Contó que proviene de “un ambiente conservador”, pero tuvo que replantearse “muchas cosas” cuando Avery le dijo a los cuatro años que no se sentía como un niño. En 2014, la madre protagonizó un vídeo que se hizo viral, cuando, “por suerte”, lo viral estaba en pañales. En 2017, Avery ocupó la portada de la revista National Geographic, con el titular Revolución de género. Eran otros tiempos. “Creo que la reacción violenta vino al comprobar que no pensábamos callarnos. A las personas trans se les permitió existir mientras permanecieron en silencio; se supone que no pueden estar orgullosos de sí mismos. Pero sería una manera horrible de ir por la vida: ocultando, o no pudiendo expresar, quién eres realmente”. Jackson está acostumbrada que le digan cosas horribles sobre el modo en el que cría a Avery, pero el recrudecimiento de los ataques de los últimos “dos o tres años” acabó quebrándola.
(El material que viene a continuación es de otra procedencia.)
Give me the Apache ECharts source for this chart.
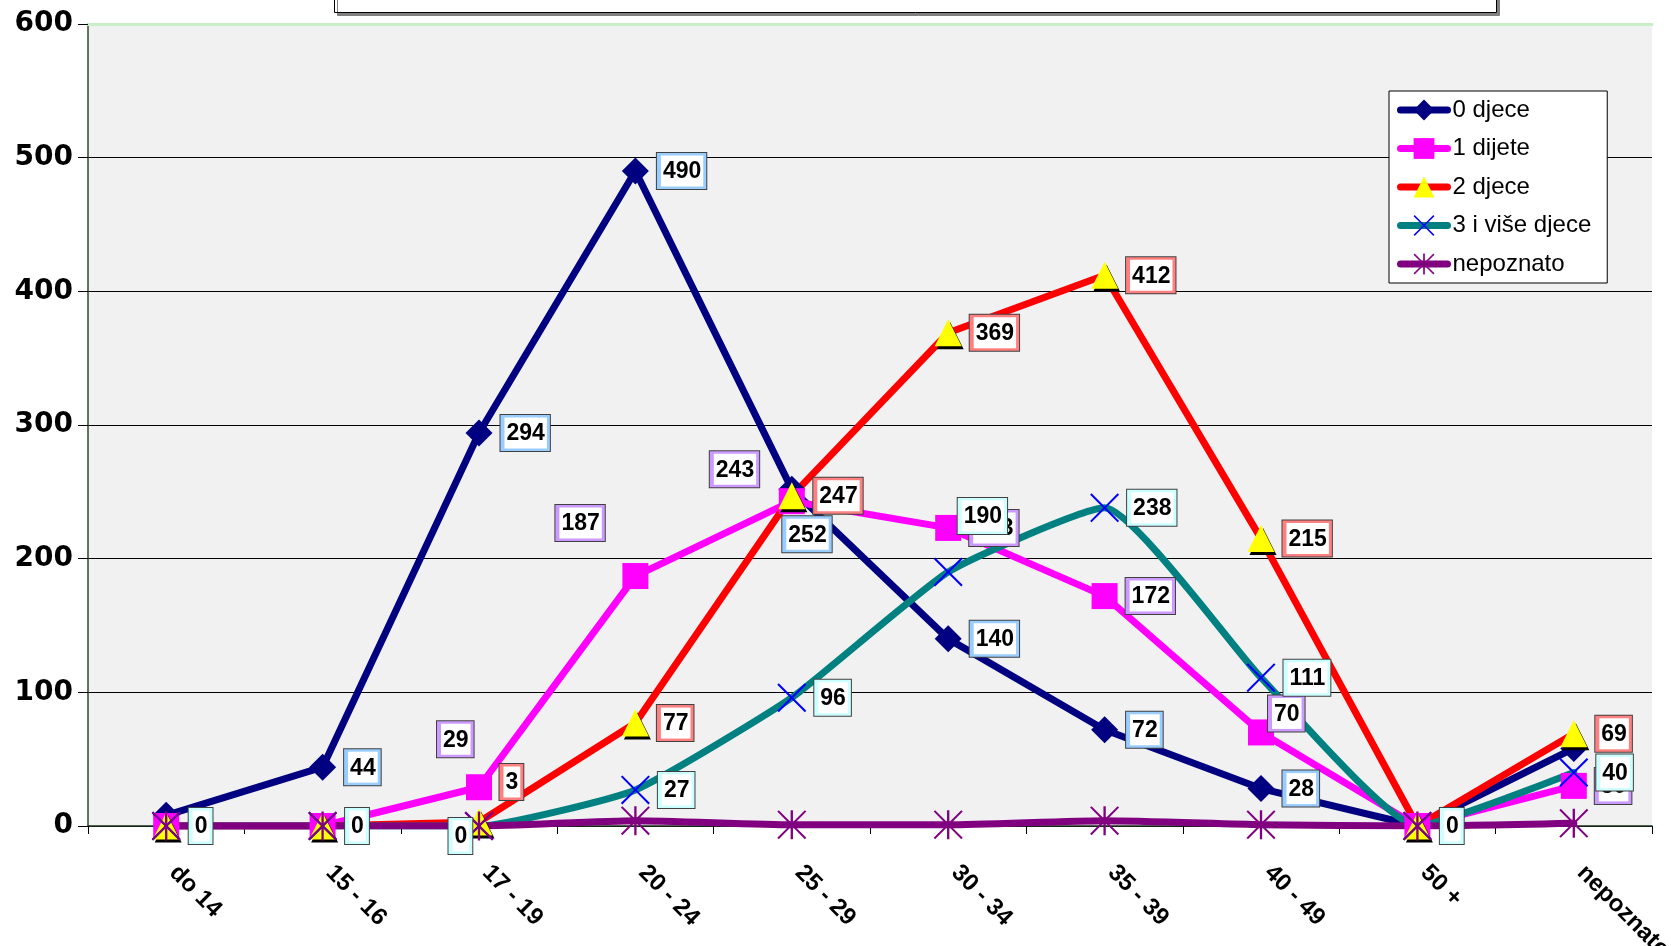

Dar la cara también le ha terminado pasando factura a Becky Hormuth. Al término de la conversación en su casa de Wentzville, explicó que algunas de las familias con las que se organiza para defender sus derechos han decidido dejar de aparecer en la prensa, por las consecuencias que eso acarrea y los escasos resultados que obtienen a la hora de influir en el ánimo de los politicos republicanos. Antes de despedirse, repasó en el porche algunos de los lugares, de Nueva York a Seattle, a los que varias de ellas se han mudado para que sus hijos puedan seguir el tratamiento. Fue otra prueba más: la lista de los que se van no para de crecer.